Challenge. Repeat exactly the lines running from the first line of the data to the line containing "import * as d3 from 'd3';", both ends included, and nothing else; drop the pictures.

Recorded information.
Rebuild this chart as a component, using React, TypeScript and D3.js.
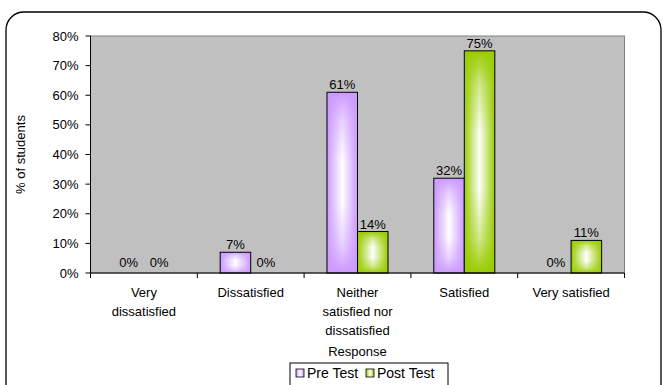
import React from 'react';
import * as d3 from 'd3';

const categories = [
  ['Very', 'dissatisfied'],
  ['Dissatisfied'],
  ['Neither', 'satisfied nor', 'dissatisfied'],
  ['Satisfied'],
  ['Very satisfied'],
];
const series = ['Pre Test', 'Post Test'];
const preTest = [0, 7, 61, 32, 0];
const postTest = [0, 0, 14, 75, 11];
const yTicks = [0, 10, 20, 30, 40, 50, 60, 70, 80];

const colors = ['#cc99ff', '#99cc00'];
const font = '"Liberation Sans", Arial, sans-serif';

const App = () => {
  const width = 663;
  const height = 385;
  const plot = { left: 90.5, right: 624.5, top: 36, bottom: 273 };

  const keys = categories.map((c) => c.join(' '));
  const x = d3.scaleBand<string>().domain(keys).range([plot.left, plot.right]);
  const xs = d3.scaleBand<string>().domain(series).range([0, x.bandwidth()]).paddingOuter(0.75);
  const y = d3.scaleLinear().domain([0, 80]).range([plot.bottom, plot.top]);

  const values = [preTest, postTest];
  const bars = keys.flatMap((k, i) =>
    series.map((s, j) => ({ key: k, s, j, v: values[j][i] }))
  );

  const boundaries = [...keys.map((k) => x(k)!), plot.right];

  return (
    <svg width={width} height={height} style={{ display: 'block', position: 'absolute', left: 0, top: 0 }}>
      <defs>
        {colors.map((c, j) => (
          <React.Fragment key={j}>
            <linearGradient id={`h${j}`} x1="0" x2="1" y1="0" y2="0">
              <stop offset="0" stopColor={c} />
              <stop offset="0.5" stopColor="#ffffff" />
              <stop offset="1" stopColor={c} />
            </linearGradient>
            <linearGradient id={`v${j}`} x1="0" x2="0" y1="0" y2="1">
              <stop offset="0" stopColor={c} stopOpacity={1} />
              <stop offset="0.15" stopColor={c} stopOpacity={0.45} />
              <stop offset="0.38" stopColor={c} stopOpacity={0} />
              <stop offset="0.62" stopColor={c} stopOpacity={0} />
              <stop offset="0.85" stopColor={c} stopOpacity={0.45} />
              <stop offset="1" stopColor={c} stopOpacity={1} />
            </linearGradient>
          </React.Fragment>
        ))}
      </defs>

      <rect x={6} y={12} width={655} height={400} rx={18} fill="#fff" stroke="#000" strokeWidth={1.3} />

      {/* plot area */}
      <rect x={plot.left} y={plot.top} width={plot.right - plot.left} height={plot.bottom - plot.top}
        fill="#c0c0c0" stroke="#808080" strokeWidth={1} />

      {bars.map((b, i) => {
        const bx = x(b.key)! + xs(b.s)!;
        const by = y(b.v);
        const bh = plot.bottom - by;
        return (
          <g key={i}>
            {bh > 0 && (
              <>
                <rect x={bx} y={by} width={xs.bandwidth()} height={bh} fill={`url(#h${b.j})`} />
                <rect x={bx} y={by} width={xs.bandwidth()} height={bh} fill={`url(#v${b.j})`}
                  stroke="#000" strokeWidth={1} />
              </>
            )}
            <text x={bx + xs.bandwidth() / 2} y={Math.min(by - 3, plot.bottom - 6)} textAnchor="middle"
              fontFamily={font} fontSize={13} fill="#000">{b.v}%</text>
          </g>
        );
      })}

      {/* axes */}
      <line x1={plot.left} x2={plot.left} y1={plot.top} y2={plot.bottom} stroke="#000" />
      <line x1={plot.left} x2={plot.right} y1={plot.bottom} y2={plot.bottom} stroke="#000" />
      {yTicks.map((t) => (
        <g key={t}>
          <line x1={plot.left - 5} x2={plot.left} y1={y(t)} y2={y(t)} stroke="#000" />
          <text x={plot.left - 12} y={y(t)} dy="0.35em" textAnchor="end" fontFamily={font} fontSize={13}>{t}%</text>
        </g>
      ))}
      {boundaries.map((bx, i) => (
        <line key={i} x1={bx} x2={bx} y1={plot.bottom} y2={plot.bottom + 5} stroke="#000" />
      ))}
      {categories.map((lines, i) => (
        <text key={i} x={x(keys[i])! + x.bandwidth() / 2} y={297} textAnchor="middle" fontFamily={font} fontSize={13}>
          {lines.map((l, k) => (
            <tspan key={k} x={x(keys[i])! + x.bandwidth() / 2} dy={k === 0 ? 0 : 19}>{l}</tspan>
          ))}
        </text>
      ))}

      <text x={357.5} y={356} textAnchor="middle" fontFamily={font} fontSize={13}>Response</text>
      <text transform={`translate(25,${(plot.top + plot.bottom) / 2}) rotate(-90)`} textAnchor="middle"
        fontFamily={font} fontSize={13}>% of students</text>

      {/* legend */}
      <g>
        <rect x={290} y={363} width={158} height={30} fill="#fff" stroke="#000" strokeWidth={1} />
        {series.map((s, j) => {
          const lx = j === 0 ? 296 : 366;
          return (
            <g key={s}>
              <rect x={lx} y={369} width={8} height={8} fill={`url(#h${j})`} stroke="#000" strokeWidth={0.8} />
              <text x={lx + 11} y={378} fontFamily={font} fontSize={14}>{s}</text>
            </g>
          );
        })}
      </g>
    </svg>
  );
};

export default App;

Exercise answer.
Rebuild this chart as a component, using React, TypeScript and D3.js.
import React from 'react';
import * as d3 from 'd3';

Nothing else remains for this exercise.